Passé l’introduction, on se retrouve face au jeu, qui n’est autre qu’un plateformer façon ”die and retry“, avec aucune barre de vie et pas la moindre interface. Les premiers tableaux vont permettre de s’approprier les contrôles et commencer à savourer la difficulté toute particulière du genre, où quand la possibilité de pouvoir recommencer rapidement permet de se passer de Game Over sans exploser le challenge tout en restant amusant. L’essence même d’Another World est une fois encore bien présente, et elle n’hésitera pas à nous le rappeler dès le début, avec des morts brutales mais mine de rien prévisibles. Andy a pourtant tout ce qu’il faut pour se mouvoir et agir sur son environnement : il peut sauter, se baisser, courir, grimper ou encore pousser des objets. De l’autre côté, la conception des niveaux est un véritable bonheur : variés, vicieux et parfaitement aiguisés pour être un tantinet retors sans pour autant être frustrants. Le nombre de façons de mourir dans le jeu est d’ailleurs aussi admirable que malsain. Oubliez Limbo : outre les chutes, Andy pourra être écrasé, avalé, liquéfié, carbonisé, dépecé ou encore écartelé. Il faudra donc évidemment se méfier de tout : des pièges et des trous bien évidemment, mais également de la flore locale mais surtout de ces étranges créatures qui peuplent de monde des ténèbres, sortes d’ombres aux yeux luisants, dont les voix rigolotes ont tendance à faire oublier qu’elles sont dangereuses, et parfois très nombreuses.

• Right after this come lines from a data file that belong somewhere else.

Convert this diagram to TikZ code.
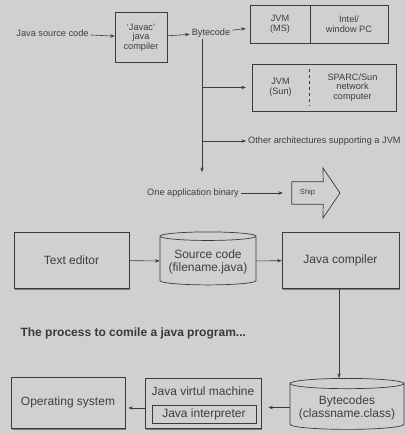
\documentclass[tikz,border=0pt]{standalone}
\usepackage{fontspec}
\setmainfont{Liberation Sans}
\usetikzlibrary{arrows.meta,positioning,shapes.geometric,shadows}
\definecolor{jbg}{RGB}{208,208,210}
\definecolor{jline}{RGB}{58,58,60}
\definecolor{jtext}{RGB}{62,62,64}
\tikzset{
  jSmall/.style={font=\fontsize{9.2}{9.6}\selectfont, text=jtext,
                 align=center, inner sep=2pt},
  jThin/.style={draw=jline, line width=0.6pt, align=center},
  jBox/.style={draw=jline, line width=0.7pt, fill=jbg, align=center,
               text=jtext, font=\fontsize{12}{13}\selectfont,
               drop shadow={shadow xshift=0.6pt, shadow yshift=-1.6pt,
                            fill=jline, opacity=0.55}},
  jCyl/.style={cylinder, shape border rotate=90, aspect=0.1, draw=jline,
               line width=0.7pt, align=center, text=jtext,
               font=\fontsize{12}{13}\selectfont},
  jArrow/.style={-{Stealth[length=4.5pt,width=3.4pt]}, line width=0.6pt,
                 draw=jline}
}

\begin{document}
\begin{tikzpicture}[x=1pt,y=-1pt]
  \useasboundingbox (0,0) rectangle (406,434);
  \fill[jbg] (0,0) rectangle (406,434);

  % top: one binary for every platform
  \node[jSmall] (srccode) at (52.5,33) {Java source code};
  \node[jThin, jSmall, minimum width=52pt, minimum height=50pt] (javac)
        at (141,37.5) {‘Javac’\\java\\compiler};
  \node[jSmall] (bytecode) at (211,33) {Bytecode};
  \node[jThin, jSmall, minimum width=60pt, minimum height=38pt] (jvmms)
        at (280,24) {JVM\\(MS)};
  \node[jThin, jSmall, minimum width=78pt, minimum height=38pt] (intel)
        at (349,24) {Intel/\\window PC};
  \node[jSmall, minimum width=57pt, minimum height=47pt] (jvmsun)
        at (280.5,87.5) {JVM\\(Sun)};
  \node[jSmall, minimum width=87pt, minimum height=47pt] (sparc)
        at (352.5,87.5) {SPARC/Sun\\network\\computer};
  \node[jSmall, anchor=west] (other) at (246,141)
        {Other architectures supporting a JVM};
  \node[jSmall] (binary) at (193,193) {One application binary};
  \node[jSmall, font=\fontsize{7.5}{8}\selectfont, minimum width=31pt,
        minimum height=22pt] (ship) at (307.5,193) {Ship};
  \coordinate (trunk) at (202,39);
  \coordinate (trunkend) at (202,172);

  \draw[jline, line width=0.6pt] (jvmsun.north west) rectangle (sparc.south east);
  \draw[jline, line width=0.6pt, dashed]
       ([yshift=-5pt]jvmsun.north east) -- ([yshift=5pt]jvmsun.south east);
  \draw[jline, line width=0.7pt] (ship.south west) -- (ship.north west)
       -- (ship.north east) -- (323,168) -- (340,193) -- (323,218)
       -- (ship.south east) -- cycle;

  \draw[jArrow] (srccode) -- (javac);
  \draw[jArrow] (javac) -- (bytecode);
  \draw[jArrow, shorten >=4pt] (bytecode) -- (jvmms);
  \draw[jArrow] (trunk) -- (trunkend);
  \draw[jArrow, shorten >=6pt] (trunk |- jvmsun.west) -- (jvmsun.west);
  \draw[jArrow] (trunk |- other.west) -- (other.west);
  \draw[jArrow, shorten >=9pt] (binary) -- (ship);

  % middle: edit and compile
  \node[jBox, minimum width=115pt, minimum height=56pt] (editor)
        at (71.5,260) {Text editor};
  \node[jCyl, minimum width=96pt, minimum height=53pt] (source)
        at (208,261.5) {Source code\\(filename.java)};
  \node[jBox, minimum width=117pt, minimum height=56pt] (compiler)
        at (340.5,260) {Java compiler};

  \draw[jArrow] (editor) -- (source);
  \draw[jArrow] (source) -- (compiler);

  \node[anchor=west, text=jline, font=\fontsize{12}{13}\selectfont\bfseries]
        (caption) at (17,333) {The process to comile a java program...};

  % bottom: run
  \node[jBox, minimum width=114pt, minimum height=51pt] (os)
        at (68,402.5) {Operating system};
  \node[jBox, minimum width=116pt, minimum height=50pt] (jvm) at (203,403) {};
  \node[text=jtext, font=\fontsize{12}{13}\selectfont] (jvmname)
        at (203,391) {Java virtul machine};
  \node[jThin, text=jtext, font=\fontsize{12}{13}\selectfont,
        minimum width=104pt, minimum height=18pt, inner sep=1pt] (interp)
        at (204,414) {Java interpreter};
  \node[jCyl, minimum width=114pt, minimum height=51pt] (bytecodes)
        at (347,407.5) {Bytecodes\\(classname.class)};

  \draw[jArrow] ([xshift=-1.5pt]compiler.south)
       -- ([xshift=-1.5pt]compiler.south |- bytecodes.north);
  \draw[jArrow, shorten >=7pt] (bytecodes.west) -- (bytecodes.west -| jvm.east);
  \draw[jArrow, shorten >=3pt] ([yshift=-5pt]jvm.west)
       -- ([yshift=-5pt]jvm.west -| os.east);
\end{tikzpicture}
\end{document}
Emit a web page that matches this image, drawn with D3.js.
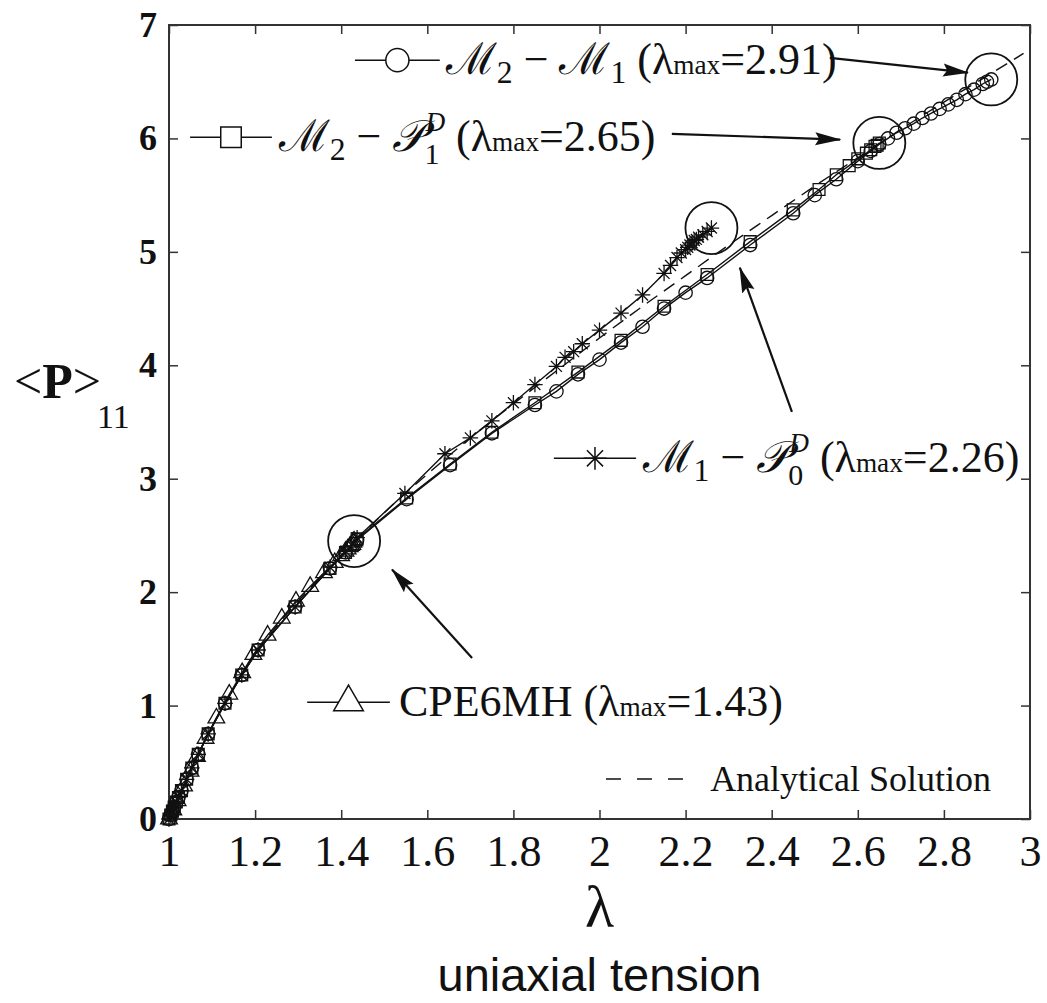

Les trois premières de jeux permettront d’en faire justement le constat, avec cette première et marquante vague d’ennemis, bien décidée à dévorer Andy, qui lui est heureusement – bien que temporairement – armé. C’est l’occasion de s’apercevoir que pour un titre 2D qui date de 1998, c’est mine de rien EXTRÊMEMENT bien animé. Difficile de nier tout le travail accompli par les équipes artistiques sur les sprites des monstres et surtout d’Andy, avec beaucoup, mais alors beaucoup d’étapes d’animation. Genre 2000 frames. En résulte une fluidité encore bluffante, et une intégration très convaincante, le jeu s’autorisant même parfois à incruster des vidéos directement dans les décors pour rendre l’univers entre plus vivant. Univers d’ailleurs superbe, avec des mondes aux designs et ambiances différentes. On est limite – encore une fois – presque en présence d’un film d’animation, un peu hydride du coup, avec ce mélange de 2D et de cinématiques 3D. L’ensemble n’a pas spécialement vieilli, surtout sur PlayStation, où les graphismes sont balancés dans une résolution supérieure à la version PC, au détriment d’une qualité sonore revue à la baisse, mais rien de méchant. On pourra apprécier les compositions de Bruce Broughton sans que nos oreilles tiquent sur un faible encodage.